▶ Recorded information
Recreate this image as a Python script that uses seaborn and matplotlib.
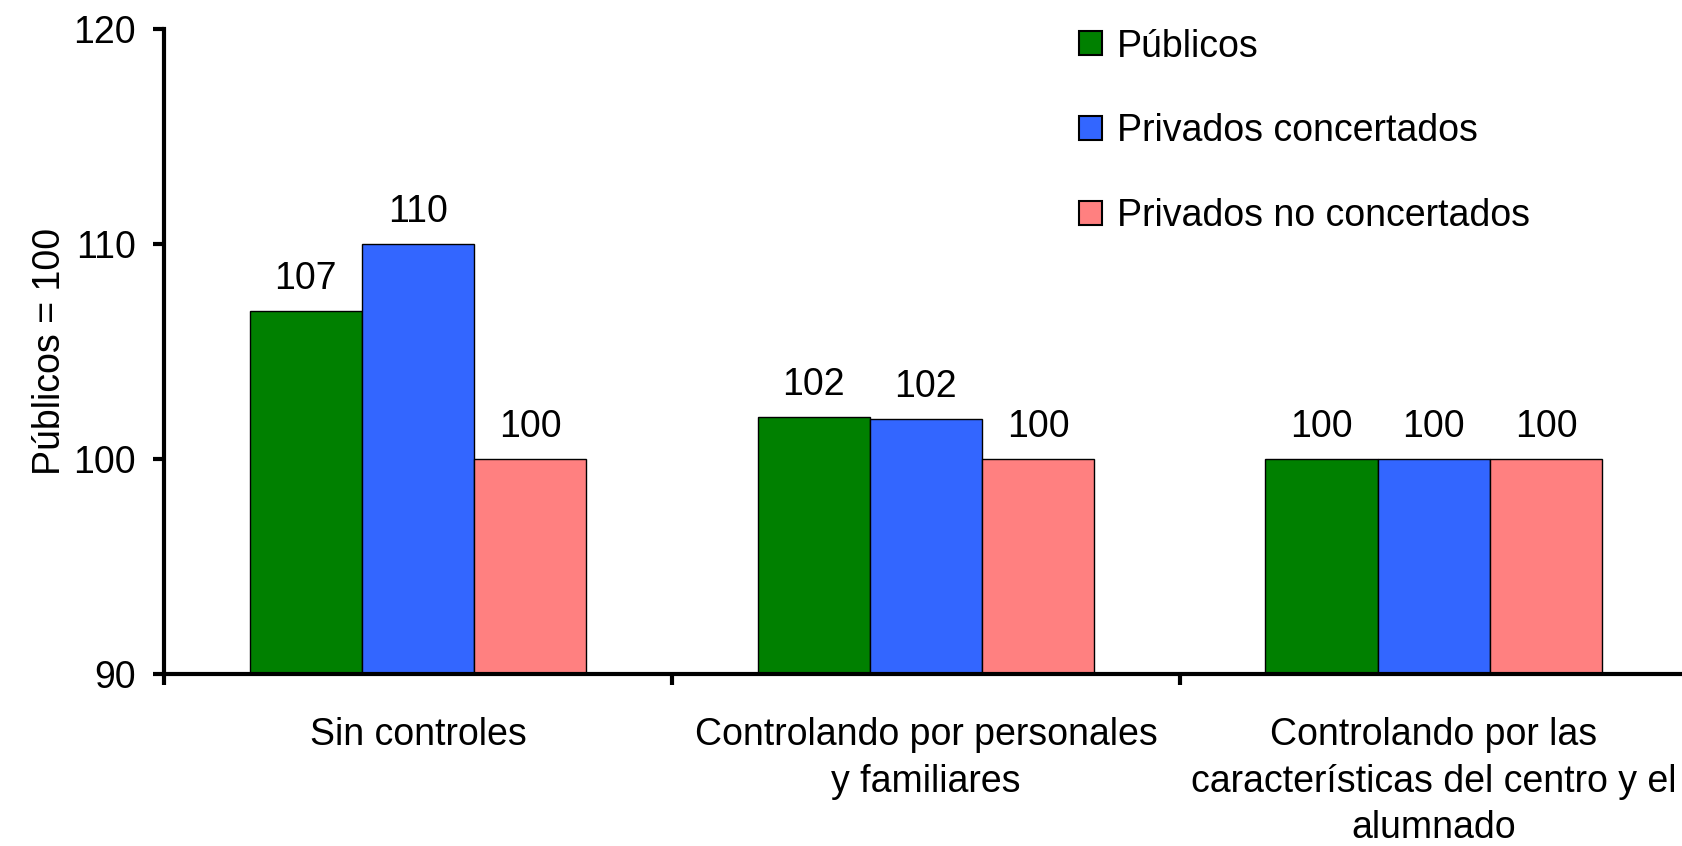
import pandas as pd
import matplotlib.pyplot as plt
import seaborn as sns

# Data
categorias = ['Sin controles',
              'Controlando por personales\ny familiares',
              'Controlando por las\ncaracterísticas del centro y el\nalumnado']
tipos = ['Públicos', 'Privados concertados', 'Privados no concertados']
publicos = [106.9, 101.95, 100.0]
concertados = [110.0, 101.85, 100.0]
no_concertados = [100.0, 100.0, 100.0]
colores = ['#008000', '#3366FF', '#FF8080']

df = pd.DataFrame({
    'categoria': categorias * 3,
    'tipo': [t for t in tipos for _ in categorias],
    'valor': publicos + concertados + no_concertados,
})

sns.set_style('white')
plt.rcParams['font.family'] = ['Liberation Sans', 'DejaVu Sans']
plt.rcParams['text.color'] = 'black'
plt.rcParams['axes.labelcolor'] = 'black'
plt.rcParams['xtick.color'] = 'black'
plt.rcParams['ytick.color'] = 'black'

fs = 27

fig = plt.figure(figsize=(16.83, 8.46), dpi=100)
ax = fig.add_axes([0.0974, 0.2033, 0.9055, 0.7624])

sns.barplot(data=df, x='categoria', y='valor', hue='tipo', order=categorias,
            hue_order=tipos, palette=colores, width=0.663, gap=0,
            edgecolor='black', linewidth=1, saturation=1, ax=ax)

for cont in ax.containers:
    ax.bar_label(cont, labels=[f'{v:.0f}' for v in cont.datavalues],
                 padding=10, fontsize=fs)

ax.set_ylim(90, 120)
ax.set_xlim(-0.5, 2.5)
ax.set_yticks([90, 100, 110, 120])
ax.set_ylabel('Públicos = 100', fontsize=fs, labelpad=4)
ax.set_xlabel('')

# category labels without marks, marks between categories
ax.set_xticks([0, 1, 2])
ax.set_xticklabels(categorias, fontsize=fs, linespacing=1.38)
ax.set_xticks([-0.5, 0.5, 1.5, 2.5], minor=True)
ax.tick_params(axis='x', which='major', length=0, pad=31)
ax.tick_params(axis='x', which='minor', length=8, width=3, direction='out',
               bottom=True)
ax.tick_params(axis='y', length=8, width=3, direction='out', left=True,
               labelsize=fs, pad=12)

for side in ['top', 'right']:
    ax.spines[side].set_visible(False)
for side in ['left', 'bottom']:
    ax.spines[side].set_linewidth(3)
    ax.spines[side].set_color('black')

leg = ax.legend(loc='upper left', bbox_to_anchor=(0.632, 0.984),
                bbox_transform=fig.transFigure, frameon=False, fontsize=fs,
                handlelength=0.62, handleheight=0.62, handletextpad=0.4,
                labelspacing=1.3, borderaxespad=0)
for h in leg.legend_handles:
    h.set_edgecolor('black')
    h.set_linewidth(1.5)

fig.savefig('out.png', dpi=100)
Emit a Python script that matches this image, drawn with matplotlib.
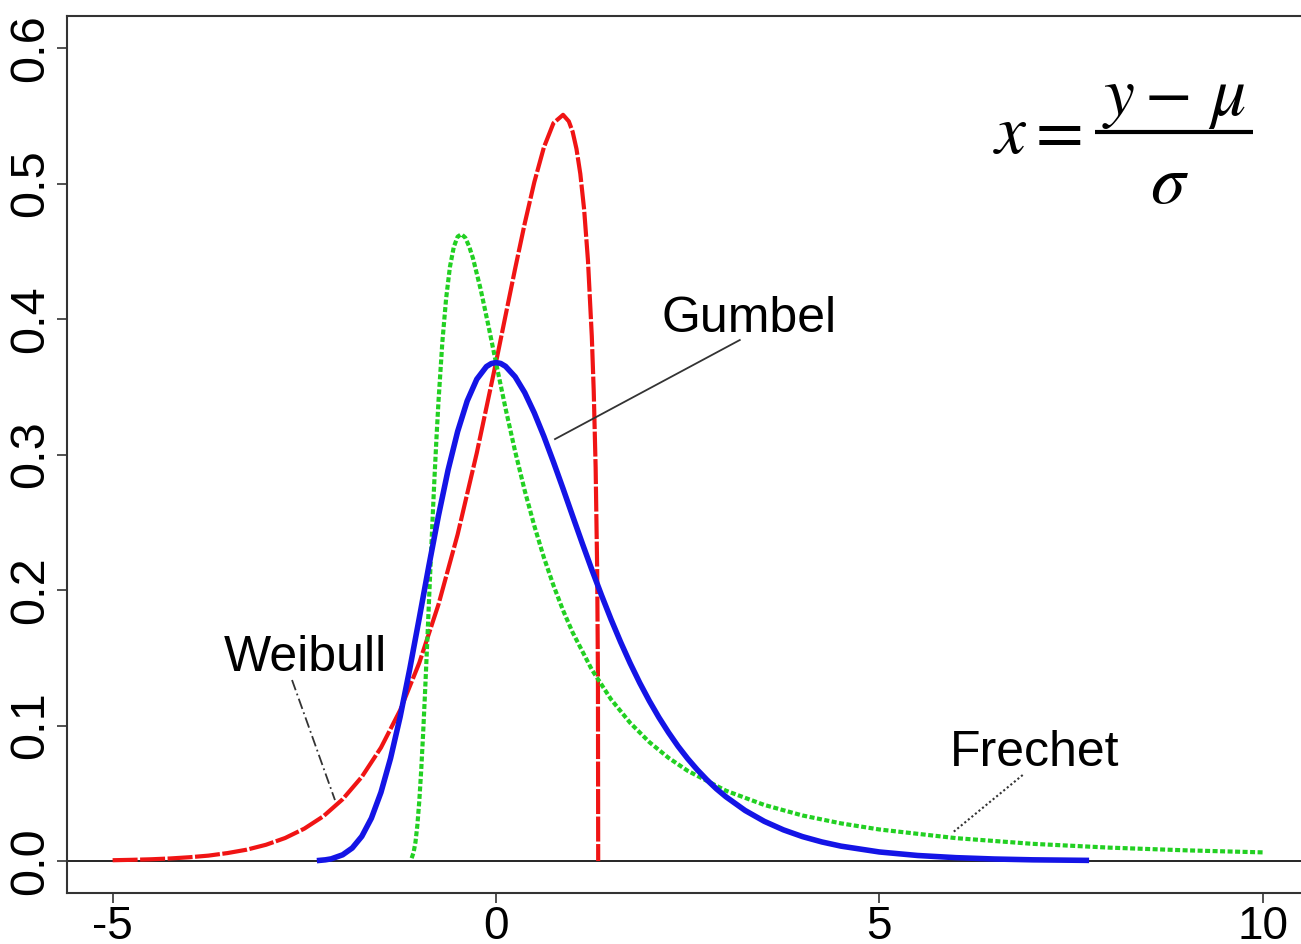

▶ What the task asks
Pictures are excluded; output everything else in the data verbatim.

▶ Final result
Recreate this image as a Python script that uses seaborn and matplotlib.
import pandas as pd
import matplotlib.pyplot as plt
import seaborn as sns

# Data
categorias = ['Sin controles',
              'Controlando por personales\ny familiares',
              'Controlando por las\ncaracterísticas del centro y el\nalumnado']
tipos = ['Públicos', 'Privados concertados', 'Privados no concertados']
publicos = [106.9, 101.95, 100.0]
concertados = [110.0, 101.85, 100.0]
no_concertados = [100.0, 100.0, 100.0]
colores = ['#008000', '#3366FF', '#FF8080']

df = pd.DataFrame({
    'categoria': categorias * 3,
    'tipo': [t for t in tipos for _ in categorias],
    'valor': publicos + concertados + no_concertados,
})

sns.set_style('white')
plt.rcParams['font.family'] = ['Liberation Sans', 'DejaVu Sans']
plt.rcParams['text.color'] = 'black'
plt.rcParams['axes.labelcolor'] = 'black'
plt.rcParams['xtick.color'] = 'black'
plt.rcParams['ytick.color'] = 'black'

fs = 27

fig = plt.figure(figsize=(16.83, 8.46), dpi=100)
ax = fig.add_axes([0.0974, 0.2033, 0.9055, 0.7624])

sns.barplot(data=df, x='categoria', y='valor', hue='tipo', order=categorias,
            hue_order=tipos, palette=colores, width=0.663, gap=0,
            edgecolor='black', linewidth=1, saturation=1, ax=ax)

for cont in ax.containers:
    ax.bar_label(cont, labels=[f'{v:.0f}' for v in cont.datavalues],
                 padding=10, fontsize=fs)

ax.set_ylim(90, 120)
ax.set_xlim(-0.5, 2.5)
ax.set_yticks([90, 100, 110, 120])
ax.set_ylabel('Públicos = 100', fontsize=fs, labelpad=4)
ax.set_xlabel('')

# category labels without marks, marks between categories
ax.set_xticks([0, 1, 2])
ax.set_xticklabels(categorias, fontsize=fs, linespacing=1.38)
ax.set_xticks([-0.5, 0.5, 1.5, 2.5], minor=True)
ax.tick_params(axis='x', which='major', length=0, pad=31)
ax.tick_params(axis='x', which='minor', length=8, width=3, direction='out',
               bottom=True)
ax.tick_params(axis='y', length=8, width=3, direction='out', left=True,
               labelsize=fs, pad=12)

for side in ['top', 'right']:
    ax.spines[side].set_visible(False)
for side in ['left', 'bottom']:
    ax.spines[side].set_linewidth(3)
    ax.spines[side].set_color('black')

leg = ax.legend(loc='upper left', bbox_to_anchor=(0.632, 0.984),
                bbox_transform=fig.transFigure, frameon=False, fontsize=fs,
                handlelength=0.62, handleheight=0.62, handletextpad=0.4,
                labelspacing=1.3, borderaxespad=0)
for h in leg.legend_handles:
    h.set_edgecolor('black')
    h.set_linewidth(1.5)

fig.savefig('out.png', dpi=100)
Emit a Python script that matches this image, drawn with matplotlib.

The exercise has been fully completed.